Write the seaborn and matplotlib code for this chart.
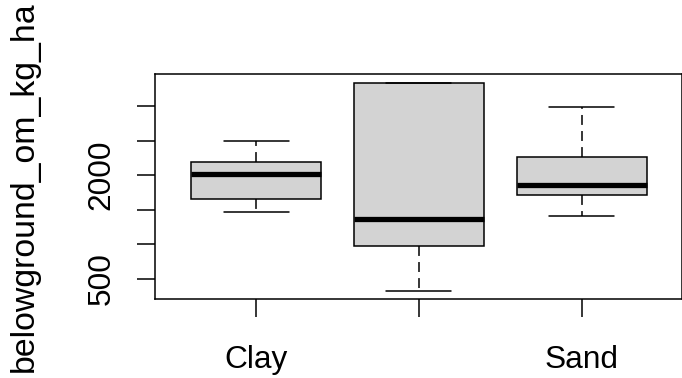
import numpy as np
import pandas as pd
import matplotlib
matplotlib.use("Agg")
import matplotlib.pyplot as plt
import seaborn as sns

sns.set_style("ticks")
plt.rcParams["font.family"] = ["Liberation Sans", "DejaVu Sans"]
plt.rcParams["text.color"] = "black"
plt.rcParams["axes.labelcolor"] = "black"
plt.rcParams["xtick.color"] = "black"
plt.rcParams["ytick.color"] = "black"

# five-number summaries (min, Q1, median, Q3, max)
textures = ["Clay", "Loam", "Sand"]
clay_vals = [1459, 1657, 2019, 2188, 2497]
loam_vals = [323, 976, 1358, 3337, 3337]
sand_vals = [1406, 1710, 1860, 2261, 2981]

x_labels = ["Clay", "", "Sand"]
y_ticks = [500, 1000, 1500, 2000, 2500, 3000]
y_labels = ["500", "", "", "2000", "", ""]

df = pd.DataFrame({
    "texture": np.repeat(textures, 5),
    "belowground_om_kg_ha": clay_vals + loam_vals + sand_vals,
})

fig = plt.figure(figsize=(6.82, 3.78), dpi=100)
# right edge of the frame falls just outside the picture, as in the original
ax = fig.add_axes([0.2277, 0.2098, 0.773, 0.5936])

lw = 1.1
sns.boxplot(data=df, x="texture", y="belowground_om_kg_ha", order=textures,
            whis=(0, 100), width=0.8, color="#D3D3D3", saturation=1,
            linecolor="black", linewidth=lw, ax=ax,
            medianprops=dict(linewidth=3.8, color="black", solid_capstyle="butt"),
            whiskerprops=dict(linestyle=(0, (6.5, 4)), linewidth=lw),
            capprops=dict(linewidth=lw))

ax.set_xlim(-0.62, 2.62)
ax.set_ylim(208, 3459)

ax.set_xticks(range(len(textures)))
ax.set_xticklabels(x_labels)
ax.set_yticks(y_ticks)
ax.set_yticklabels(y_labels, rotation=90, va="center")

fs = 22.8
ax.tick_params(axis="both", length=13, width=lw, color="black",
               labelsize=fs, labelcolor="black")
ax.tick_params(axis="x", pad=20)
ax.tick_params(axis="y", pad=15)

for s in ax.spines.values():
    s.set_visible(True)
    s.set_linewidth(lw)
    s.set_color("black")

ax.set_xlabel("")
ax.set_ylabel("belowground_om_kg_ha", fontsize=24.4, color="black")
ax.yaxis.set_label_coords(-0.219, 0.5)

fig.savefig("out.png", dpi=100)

- [What you need to do]:
Each line from the top of the material through the line containing "ax = fig.add_axes([0.2277, 0.2098, 0.773, 0.5936])" should be reproduced exactly; please drop any images.

- [Result for this task]:
Write the seaborn and matplotlib code for this chart.
import numpy as np
import pandas as pd
import matplotlib
matplotlib.use("Agg")
import matplotlib.pyplot as plt
import seaborn as sns

sns.set_style("ticks")
plt.rcParams["font.family"] = ["Liberation Sans", "DejaVu Sans"]
plt.rcParams["text.color"] = "black"
plt.rcParams["axes.labelcolor"] = "black"
plt.rcParams["xtick.color"] = "black"
plt.rcParams["ytick.color"] = "black"

# five-number summaries (min, Q1, median, Q3, max)
textures = ["Clay", "Loam", "Sand"]
clay_vals = [1459, 1657, 2019, 2188, 2497]
loam_vals = [323, 976, 1358, 3337, 3337]
sand_vals = [1406, 1710, 1860, 2261, 2981]

x_labels = ["Clay", "", "Sand"]
y_ticks = [500, 1000, 1500, 2000, 2500, 3000]
y_labels = ["500", "", "", "2000", "", ""]

df = pd.DataFrame({
    "texture": np.repeat(textures, 5),
    "belowground_om_kg_ha": clay_vals + loam_vals + sand_vals,
})

fig = plt.figure(figsize=(6.82, 3.78), dpi=100)
# right edge of the frame falls just outside the picture, as in the original
ax = fig.add_axes([0.2277, 0.2098, 0.773, 0.5936])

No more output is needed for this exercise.